Liberosis: The Yearning to be Free
The Problem of Liberosis
The world of today is a suffocating thing. Modernity has humanity in a chokehold, and the collective mind of mankind is starting to succumb to this murderous grip. There’s a disheartening notion going around that we’re all just, as Tolkien put it, lesser sons of greater sires. And, as it seems, there might just be truth to this assertion. For where are all the daring revolutionaries? Where are all the noble heroes? Where are all the living legends? Trampled. Every last one of them. Trampled by the seemingly innocent but ultimately ignorant security of modernity. We are not as free as we used to be, and as a result, we’re yearning more than ever.
Throughout their lives, but especially in common times of crisis - in the teenage years, middle age, and when death comes knocking on the door - people feel an overwhelming urge to escape from all of the abstractions and complexities of life. It’s like the modern world is one big prison, and we all sometimes need to try to stage a break out. We need to rest somewhere far away from our endless stresses. We need to reconnect with ourselves. We need to breathe free.
All of these conflicting feelings can be described by just one word that comes courtesy of the ever-poignant Dictionary of Obscure Sorrows. This, of course, is liberosis, defined as “the desire to care less about things and loosen our grips on life”. It's a term that comes to us at the most opportune of times.

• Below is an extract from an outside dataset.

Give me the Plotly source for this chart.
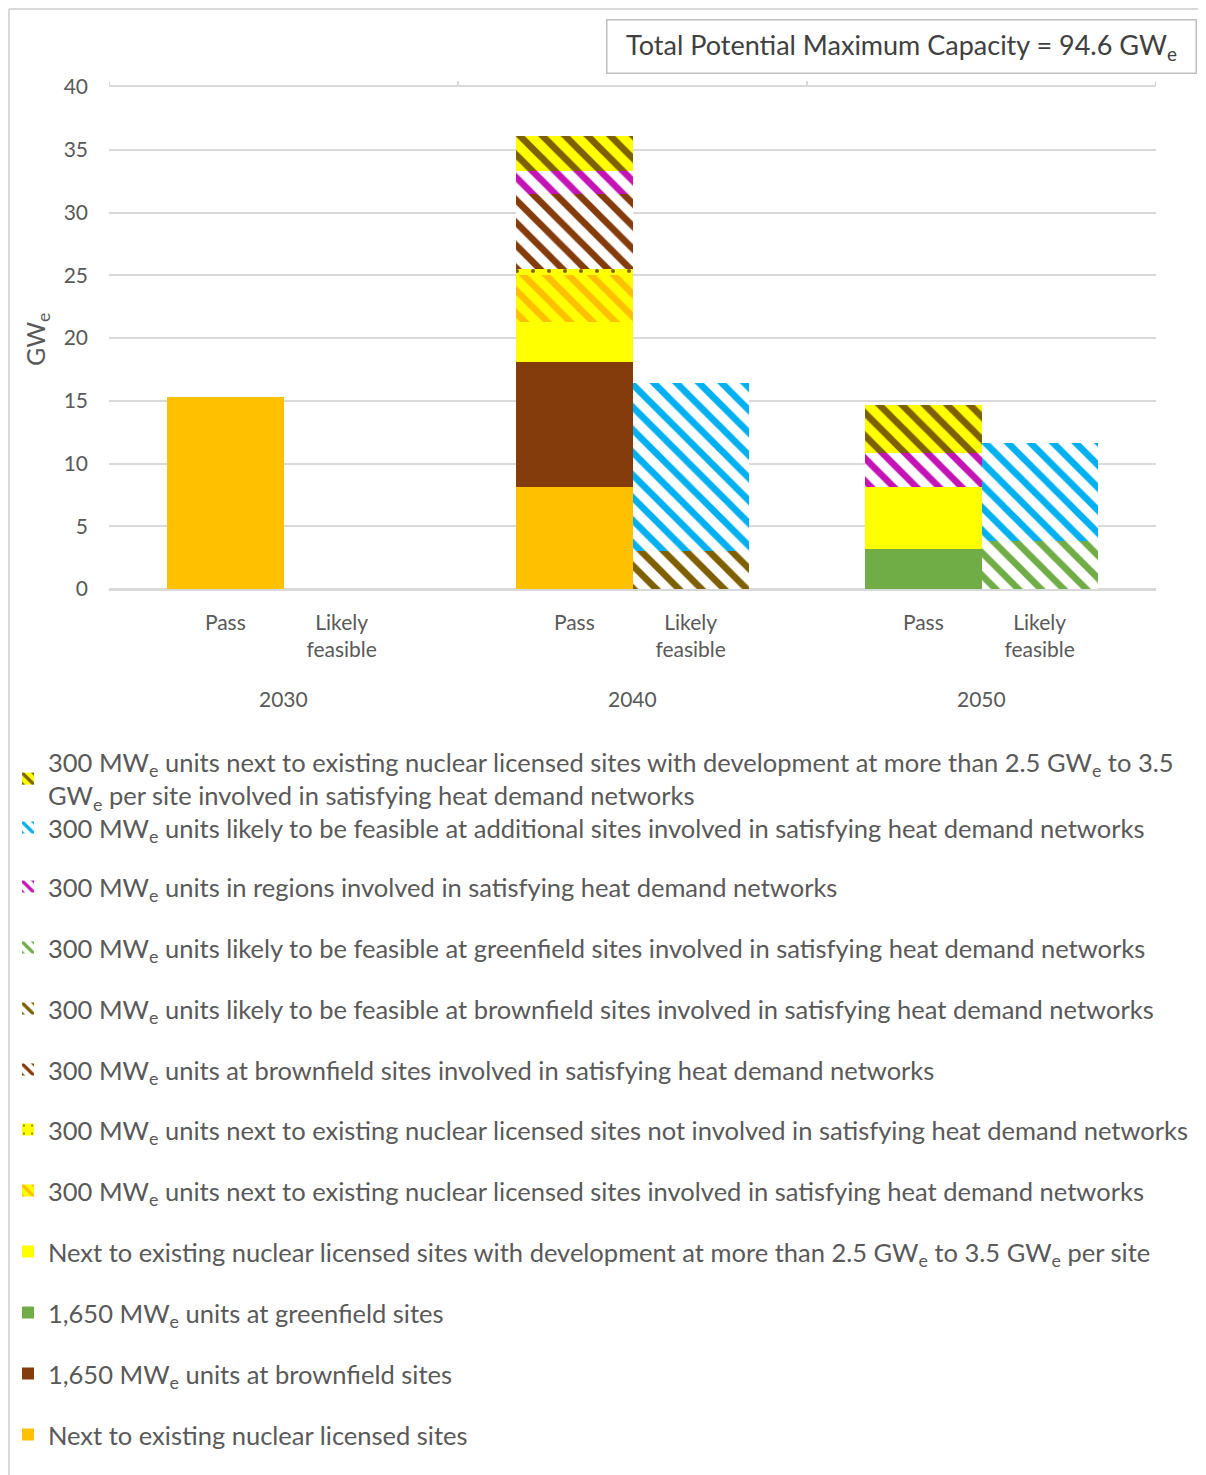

Never more than now have people felt this way, and as modernity continues to bulldoze its way through the world, this collective sense will only grow stronger.
With all of this out of the way, we must ask a very simple question. Why? Why is liberosis such a common problem for modern people? The answer lies in the disconnect between the lives we live and the lives we’re meant to live. No man is meant to live a prisoner in his own world. No man is meant to toil away in farms and factories for all his days. No man is meant to be spied on and nannied over by his rulers without limit. We are stripped of more of our liberties and saddled with more responsibilities every day. Is it any wonder that modern people get so often overwhelmed by this endless mass of madness? And is it any wonder that we feel the need to get away?
The Solution to Liberosis
Thus, it seems that this is not, after all, just another easily ignorable urge. It's a fundamental part of modern life. Without modernity, there could be no liberosis, and without liberosis, there could very well be no modernity. Just because it’s fundamental, however, does not mean it is unbeatable. We can, indeed, vanquish feelings of liberosis whenever they arise, and we can make the discomforts of modernity, if not pleasurable, then at least tolerable. Now, there’s no convoluted twelve step program to inner peace here. The solution is, in fact, as simple as they get. We just have to listen to our inner urges.

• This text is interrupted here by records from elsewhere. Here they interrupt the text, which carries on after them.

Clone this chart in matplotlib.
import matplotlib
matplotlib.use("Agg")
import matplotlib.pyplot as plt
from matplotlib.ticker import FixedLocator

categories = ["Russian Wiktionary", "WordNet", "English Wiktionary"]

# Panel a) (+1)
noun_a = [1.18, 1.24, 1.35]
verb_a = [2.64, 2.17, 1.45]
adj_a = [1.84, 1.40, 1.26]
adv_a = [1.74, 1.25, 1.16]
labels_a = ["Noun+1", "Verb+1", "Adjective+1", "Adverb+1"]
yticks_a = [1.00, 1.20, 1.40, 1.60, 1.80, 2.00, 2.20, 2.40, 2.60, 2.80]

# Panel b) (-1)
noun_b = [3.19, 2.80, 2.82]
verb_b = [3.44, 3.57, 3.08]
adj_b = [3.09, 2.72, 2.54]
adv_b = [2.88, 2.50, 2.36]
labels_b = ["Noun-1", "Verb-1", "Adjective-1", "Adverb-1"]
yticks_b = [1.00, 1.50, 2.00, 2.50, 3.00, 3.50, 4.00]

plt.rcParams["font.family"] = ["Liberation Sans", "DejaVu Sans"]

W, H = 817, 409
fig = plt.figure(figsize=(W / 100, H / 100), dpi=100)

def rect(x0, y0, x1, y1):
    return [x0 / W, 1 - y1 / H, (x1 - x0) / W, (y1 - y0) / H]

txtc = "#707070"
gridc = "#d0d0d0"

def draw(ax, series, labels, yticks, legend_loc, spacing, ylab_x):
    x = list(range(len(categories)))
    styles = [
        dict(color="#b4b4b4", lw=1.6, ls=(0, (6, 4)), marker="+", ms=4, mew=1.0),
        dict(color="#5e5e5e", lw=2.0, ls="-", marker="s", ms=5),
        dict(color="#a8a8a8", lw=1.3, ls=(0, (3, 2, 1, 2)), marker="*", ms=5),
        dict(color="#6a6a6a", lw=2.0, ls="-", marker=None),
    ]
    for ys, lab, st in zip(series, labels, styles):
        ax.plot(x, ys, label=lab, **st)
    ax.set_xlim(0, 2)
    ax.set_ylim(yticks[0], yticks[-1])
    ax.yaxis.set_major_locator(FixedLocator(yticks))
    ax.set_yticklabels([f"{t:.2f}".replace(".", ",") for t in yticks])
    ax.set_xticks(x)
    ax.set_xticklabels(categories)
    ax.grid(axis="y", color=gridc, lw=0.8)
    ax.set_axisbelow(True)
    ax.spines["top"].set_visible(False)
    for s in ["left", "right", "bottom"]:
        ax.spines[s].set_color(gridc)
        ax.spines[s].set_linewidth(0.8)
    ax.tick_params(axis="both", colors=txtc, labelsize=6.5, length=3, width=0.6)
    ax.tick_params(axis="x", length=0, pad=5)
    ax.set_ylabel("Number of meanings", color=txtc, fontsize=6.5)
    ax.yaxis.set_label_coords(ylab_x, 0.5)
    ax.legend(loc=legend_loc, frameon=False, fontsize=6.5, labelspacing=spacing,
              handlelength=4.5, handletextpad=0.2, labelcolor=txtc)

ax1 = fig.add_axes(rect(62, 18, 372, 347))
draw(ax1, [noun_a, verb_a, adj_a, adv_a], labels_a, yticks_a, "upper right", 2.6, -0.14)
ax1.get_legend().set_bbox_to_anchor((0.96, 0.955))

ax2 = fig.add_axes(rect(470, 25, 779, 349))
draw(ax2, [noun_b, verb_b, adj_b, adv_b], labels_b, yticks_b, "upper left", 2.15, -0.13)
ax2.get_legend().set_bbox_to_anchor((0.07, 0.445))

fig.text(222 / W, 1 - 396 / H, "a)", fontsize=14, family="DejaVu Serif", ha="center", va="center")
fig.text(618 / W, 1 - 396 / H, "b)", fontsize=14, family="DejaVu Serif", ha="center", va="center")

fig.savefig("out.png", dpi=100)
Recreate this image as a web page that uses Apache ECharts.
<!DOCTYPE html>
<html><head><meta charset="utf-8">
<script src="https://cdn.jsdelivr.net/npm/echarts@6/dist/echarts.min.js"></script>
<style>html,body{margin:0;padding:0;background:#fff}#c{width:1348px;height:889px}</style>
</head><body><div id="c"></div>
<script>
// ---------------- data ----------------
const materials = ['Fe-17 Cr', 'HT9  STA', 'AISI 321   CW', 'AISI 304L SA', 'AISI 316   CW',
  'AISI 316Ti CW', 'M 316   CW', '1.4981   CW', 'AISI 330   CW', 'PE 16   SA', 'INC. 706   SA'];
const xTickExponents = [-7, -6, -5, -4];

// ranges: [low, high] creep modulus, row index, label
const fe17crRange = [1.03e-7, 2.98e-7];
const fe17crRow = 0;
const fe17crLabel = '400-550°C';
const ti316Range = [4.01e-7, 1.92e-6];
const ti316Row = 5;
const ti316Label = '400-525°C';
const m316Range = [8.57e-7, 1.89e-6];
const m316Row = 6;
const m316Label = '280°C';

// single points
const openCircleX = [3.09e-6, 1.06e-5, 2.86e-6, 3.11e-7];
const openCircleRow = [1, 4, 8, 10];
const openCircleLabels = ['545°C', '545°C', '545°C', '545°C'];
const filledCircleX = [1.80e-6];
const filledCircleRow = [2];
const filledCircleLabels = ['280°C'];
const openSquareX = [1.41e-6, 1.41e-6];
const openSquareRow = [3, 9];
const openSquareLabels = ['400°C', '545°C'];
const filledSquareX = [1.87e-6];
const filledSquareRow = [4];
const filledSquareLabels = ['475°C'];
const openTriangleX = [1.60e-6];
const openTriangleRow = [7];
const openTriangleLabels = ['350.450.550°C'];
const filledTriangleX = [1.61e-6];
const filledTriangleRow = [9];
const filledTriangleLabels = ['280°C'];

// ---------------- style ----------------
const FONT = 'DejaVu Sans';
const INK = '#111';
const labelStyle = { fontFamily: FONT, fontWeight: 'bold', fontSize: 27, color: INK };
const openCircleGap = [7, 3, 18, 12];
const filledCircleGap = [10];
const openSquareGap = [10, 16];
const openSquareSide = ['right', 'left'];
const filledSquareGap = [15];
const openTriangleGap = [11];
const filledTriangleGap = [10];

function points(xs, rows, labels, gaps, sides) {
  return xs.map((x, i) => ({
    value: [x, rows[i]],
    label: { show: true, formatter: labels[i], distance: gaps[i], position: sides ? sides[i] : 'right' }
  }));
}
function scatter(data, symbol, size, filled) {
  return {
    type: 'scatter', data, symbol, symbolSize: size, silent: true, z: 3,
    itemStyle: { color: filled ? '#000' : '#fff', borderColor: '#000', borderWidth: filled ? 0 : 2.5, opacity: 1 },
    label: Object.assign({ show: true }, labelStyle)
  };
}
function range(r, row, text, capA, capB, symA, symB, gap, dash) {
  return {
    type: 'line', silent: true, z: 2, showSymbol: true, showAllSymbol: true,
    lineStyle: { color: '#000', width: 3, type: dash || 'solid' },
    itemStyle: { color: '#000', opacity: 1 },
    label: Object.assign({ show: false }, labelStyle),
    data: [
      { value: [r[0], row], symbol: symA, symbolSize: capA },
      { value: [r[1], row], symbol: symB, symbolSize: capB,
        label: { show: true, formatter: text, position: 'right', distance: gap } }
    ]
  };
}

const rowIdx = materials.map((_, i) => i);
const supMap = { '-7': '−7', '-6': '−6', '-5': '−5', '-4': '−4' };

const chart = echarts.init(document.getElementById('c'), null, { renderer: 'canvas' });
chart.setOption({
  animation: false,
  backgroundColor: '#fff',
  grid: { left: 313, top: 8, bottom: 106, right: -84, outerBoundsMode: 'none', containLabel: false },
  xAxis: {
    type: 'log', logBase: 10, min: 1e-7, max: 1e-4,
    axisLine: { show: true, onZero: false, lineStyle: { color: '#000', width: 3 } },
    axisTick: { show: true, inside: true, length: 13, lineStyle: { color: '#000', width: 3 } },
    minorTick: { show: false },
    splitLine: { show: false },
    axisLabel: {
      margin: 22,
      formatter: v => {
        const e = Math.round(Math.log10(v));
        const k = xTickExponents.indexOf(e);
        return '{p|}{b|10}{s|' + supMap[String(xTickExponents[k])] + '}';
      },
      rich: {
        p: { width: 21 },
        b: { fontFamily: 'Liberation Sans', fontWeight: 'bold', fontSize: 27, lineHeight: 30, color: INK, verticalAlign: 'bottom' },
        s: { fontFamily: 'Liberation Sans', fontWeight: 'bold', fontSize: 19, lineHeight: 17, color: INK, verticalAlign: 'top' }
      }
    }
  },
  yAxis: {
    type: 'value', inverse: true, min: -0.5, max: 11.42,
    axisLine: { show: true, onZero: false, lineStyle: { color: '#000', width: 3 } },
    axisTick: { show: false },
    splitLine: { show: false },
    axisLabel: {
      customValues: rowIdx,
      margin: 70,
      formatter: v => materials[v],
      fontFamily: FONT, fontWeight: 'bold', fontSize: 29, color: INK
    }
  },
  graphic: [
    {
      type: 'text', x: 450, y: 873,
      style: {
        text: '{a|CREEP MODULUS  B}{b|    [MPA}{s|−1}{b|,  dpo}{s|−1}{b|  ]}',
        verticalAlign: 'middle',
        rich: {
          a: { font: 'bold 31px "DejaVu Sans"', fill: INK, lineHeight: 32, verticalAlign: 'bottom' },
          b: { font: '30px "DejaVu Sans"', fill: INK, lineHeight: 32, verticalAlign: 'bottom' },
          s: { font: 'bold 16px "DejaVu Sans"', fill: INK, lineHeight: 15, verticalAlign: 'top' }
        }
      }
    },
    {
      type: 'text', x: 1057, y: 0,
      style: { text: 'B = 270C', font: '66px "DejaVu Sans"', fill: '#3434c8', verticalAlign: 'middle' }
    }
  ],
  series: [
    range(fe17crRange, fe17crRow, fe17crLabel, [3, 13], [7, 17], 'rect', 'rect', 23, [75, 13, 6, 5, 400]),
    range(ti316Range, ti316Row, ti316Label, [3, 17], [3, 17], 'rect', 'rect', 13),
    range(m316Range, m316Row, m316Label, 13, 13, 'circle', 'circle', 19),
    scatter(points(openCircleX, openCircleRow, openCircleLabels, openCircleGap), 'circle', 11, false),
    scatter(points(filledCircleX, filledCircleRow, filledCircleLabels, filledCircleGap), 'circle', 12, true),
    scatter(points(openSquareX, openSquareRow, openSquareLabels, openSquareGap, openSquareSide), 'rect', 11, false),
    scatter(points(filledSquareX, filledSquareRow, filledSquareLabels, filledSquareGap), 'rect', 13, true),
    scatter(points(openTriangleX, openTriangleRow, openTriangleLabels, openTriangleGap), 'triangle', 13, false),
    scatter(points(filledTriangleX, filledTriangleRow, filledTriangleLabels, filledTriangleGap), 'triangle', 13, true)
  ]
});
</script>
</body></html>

Get away from the world. This is what liberosis orders of us, and it is this order which we must follow. Without reservation. Without exception. We must - at least temporarily - flee from our responsibilities and return to living lives of the utmost simplicity. We cannot figure out ourselves when saddled with other people, commitments, and materials. We can only figure out ourselves when wholly alone. Retreat and reflect, for only after doing so will anybody ever achieve any semblance of inner peace. Liberosis is inevitable for some, and thus, when it rears its head, those some must let it win.
Now, to tackle this issue on any larger a scale than that of the individual is much too big a task for one introductory article. But, in our own lives, we may still use the lessons liberosis teaches us to make the tortures of modernity a little more manageable. Namely, we can lessen the piercing pain by letting ourselves loose in our everyday lives. Not everyone can be moving into the forest or meditating atop a mountain in quests for self-discovery all at once. We can, however, relax our sinister surveillance, our restless restrictions, and our petty punishments. We can let people make mistakes again. If a man can make mistakes, then he can learn the truth about the way of the world, and the truth, of course, will set him free.